Перевод Септуагинты был известным литературным успехом. Он выполнен с ощущением особенностей греческого языка и сравнительно свободен от буквализма (особенно первые книги, т. е. Септуагинта в собственном смысле слова, в то время как перевод некоторых заключительных книг отличается большей робостью). В то же время он воссоздает особый строй семитической поэтики, более грубый, но и более экспрессивный по сравнению с языком жанров греческой литературы. Синтаксический параллелизм был достаточно известен и греческой риторике, но там он отличается большей дробностью, у него как бы короткое дыхание: библейская поэзия работает большими словесными массами, располагаемыми в свободной организации.

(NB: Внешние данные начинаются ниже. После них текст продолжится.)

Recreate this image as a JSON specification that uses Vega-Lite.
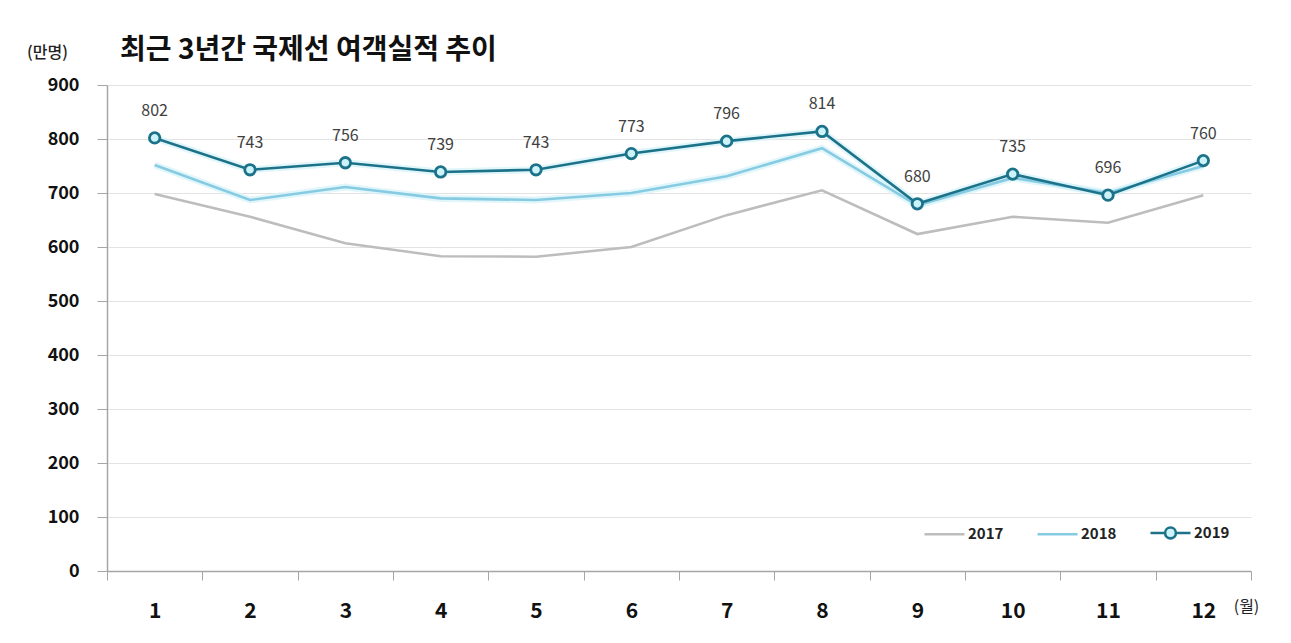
{
  "$schema": "https://vega.github.io/schema/vega-lite/v6.json",
  "width": 1144,
  "height": 486,
  "autosize": {"type": "none"},
  "padding": {"left": 107, "top": 85, "right": 40, "bottom": 72},
  "background": "white",
  "title": {
    "text": "최근 3년간 국제선 여객실적 추이",
    "anchor": "start",
    "frame": "group",
    "dx": 13,
    "dy": 45,
    "offset": 24,
    "fontSize": 28,
    "fontWeight": "bold",
    "color": "#111111",
    "font": "Noto Sans CJK KR"
  },
  "config": {
    "font": "Noto Sans CJK KR",
    "view": {"stroke": null}
  },
  "data": {
    "values": [
      {"month": 1, "year": "2017", "value": 698},
      {"month": 2, "year": "2017", "value": 656},
      {"month": 3, "year": "2017", "value": 607},
      {"month": 4, "year": "2017", "value": 583},
      {"month": 5, "year": "2017", "value": 582},
      {"month": 6, "year": "2017", "value": 600},
      {"month": 7, "year": "2017", "value": 659},
      {"month": 8, "year": "2017", "value": 705},
      {"month": 9, "year": "2017", "value": 624},
      {"month": 10, "year": "2017", "value": 656},
      {"month": 11, "year": "2017", "value": 645},
      {"month": 12, "year": "2017", "value": 696},
      {"month": 1, "year": "2018", "value": 752},
      {"month": 2, "year": "2018", "value": 687},
      {"month": 3, "year": "2018", "value": 711},
      {"month": 4, "year": "2018", "value": 690},
      {"month": 5, "year": "2018", "value": 687},
      {"month": 6, "year": "2018", "value": 700},
      {"month": 7, "year": "2018", "value": 731},
      {"month": 8, "year": "2018", "value": 783},
      {"month": 9, "year": "2018", "value": 677},
      {"month": 10, "year": "2018", "value": 728},
      {"month": 11, "year": "2018", "value": 700},
      {"month": 12, "year": "2018", "value": 750},
      {"month": 1, "year": "2019", "value": 802},
      {"month": 2, "year": "2019", "value": 743},
      {"month": 3, "year": "2019", "value": 756},
      {"month": 4, "year": "2019", "value": 739},
      {"month": 5, "year": "2019", "value": 743},
      {"month": 6, "year": "2019", "value": 773},
      {"month": 7, "year": "2019", "value": 796},
      {"month": 8, "year": "2019", "value": 814},
      {"month": 9, "year": "2019", "value": 680},
      {"month": 10, "year": "2019", "value": 735},
      {"month": 11, "year": "2019", "value": 696},
      {"month": 12, "year": "2019", "value": 760}
    ]
  },
  "encoding": {
    "x": {
      "field": "month",
      "type": "ordinal",
      "bandPosition": 0.5,
      "scale": {"type": "band", "paddingInner": 0, "paddingOuter": 0},
      "axis": {
        "title": "(월)",
        "titleX": 1139,
        "titleY": 27,
        "titleFontSize": 16,
        "titleFontWeight": "normal",
        "titleColor": "#222222",
        "labelAngle": 0,
        "labelFontSize": 21,
        "labelFontWeight": "bold",
        "labelColor": "#111111",
        "labelPadding": 20,
        "tickBand": "extent",
        "tickColor": "#A6A6A6",
        "tickSize": 9,
        "domainColor": "#A6A6A6",
        "domainWidth": 1.5,
        "grid": false
      }
    },
    "y": {
      "field": "value",
      "type": "quantitative",
      "scale": {"domain": [0, 900], "nice": false},
      "axis": {
        "title": "(만명)",
        "titleAngle": 0,
        "titleX": -60,
        "titleY": -25,
        "titleAlign": "center",
        "titleFontSize": 16,
        "titleFontWeight": 500,
        "titleColor": "#222222",
        "values": [0, 100, 200, 300, 400, 500, 600, 700, 800, 900],
        "labelFontSize": 18,
        "labelFontWeight": "bold",
        "labelColor": "#111111",
        "labelPadding": 18,
        "tickColor": "#A6A6A6",
        "tickSize": 10,
        "domainColor": "#A6A6A6",
        "domainWidth": 1.5,
        "grid": true,
        "gridColor": "#E3E3E3",
        "gridWidth": 1.2
      }
    }
  },
  "layer": [
    {
      "transform": [{"filter": "datum.year !== '2017'"}],
      "mark": {"type": "line", "strokeWidth": 7, "color": "#D4F2F9", "opacity": 0.7},
      "encoding": {"detail": {"field": "year", "type": "nominal"}}
    },
    {
      "mark": {"type": "line"},
      "encoding": {
        "strokeWidth": {
          "field": "year",
          "type": "nominal",
          "scale": {"domain": ["2017", "2018", "2019"], "range": [2.6, 2.6, 3.3]},
          "legend": null
        },
        "color": {
          "field": "year",
          "type": "nominal",
          "scale": {"domain": ["2017", "2018", "2019"], "range": ["#BDBDBD", "#86CBE2", "#1C7389"]},
          "legend": {
            "title": null,
            "orient": "none",
            "direction": "horizontal",
            "legendX": 816,
            "legendY": 426,
            "symbolType": "stroke",
            "symbolSize": 1600,
            "symbolStrokeWidth": 2.5,
            "labelFontSize": 15,
            "labelFontWeight": "bold",
            "labelColor": "#222222",
            "columnPadding": 28,
            "labelOffset": 2,
            "encode": {
              "symbols": {
                "update": {
                  "shape": {"signal": "datum.value === '2019' ? 'M-1,0H-0.3M0.3,0H1M0.27,0A0.27,0.27,0,1,1,-0.27,0A0.27,0.27,0,1,1,0.27,0' : 'stroke'"},
                  "fill": {"signal": "datum.value === '2019' ? '#CDF3FA' : 'transparent'"}
                }
              }
            }
          }
        }
      }
    },
    {
      "transform": [{"filter": "datum.year === '2019'"}],
      "mark": {"type": "point", "shape": "circle", "filled": true, "fill": "#CDF3FA", "stroke": "#1C7389", "strokeWidth": 2.8, "size": 110, "opacity": 1}
    },
    {
      "transform": [{"filter": "datum.year === '2019'"}],
      "mark": {"type": "text", "dy": -27, "fontSize": 16, "color": "#404040"},
      "encoding": {"text": {"field": "value", "type": "quantitative"}}
    }
  ]
}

В определенном отношении правила библейского стиля ближе нашему современному восприятию (подготовленному веками вчитывания в Библию!), чем правила греческой прозы. Греческий вкус требовал, чтобы ритмические отрывки прозы заканчивались на одинаковые глагольные формы, по возможности рифмующиеся между собой: «К чародейству она прибегает, благой цели не достигает и своих приверженцев к ней не направляет, но во многом сама в себе заблуждает и лишь нечто горестное и скудное порою осуществляет» (Гелиодор, Эфиопика. Перевод А. Н. Егунова). В Библии такие глагольные формы не завершают, а открывают стихи и полустишия: «Так, Господи, ты познал все, мое новое и древнее; ты образовал меня и возложил на меня руку твою» (Пс., 125, 4). Когда мы читаем в I Послании апостола Павла к фессалоникийцам (V, 15): «Вразумляйте беспорядочных, утешайте малодушных, помогайте немощным», — то этот порядок слов сформирован традицией Септуагинты. Греческий ритор построил бы период так: «Беспорядочных вразумляйте, малодушных утешайте, немощным помогайте».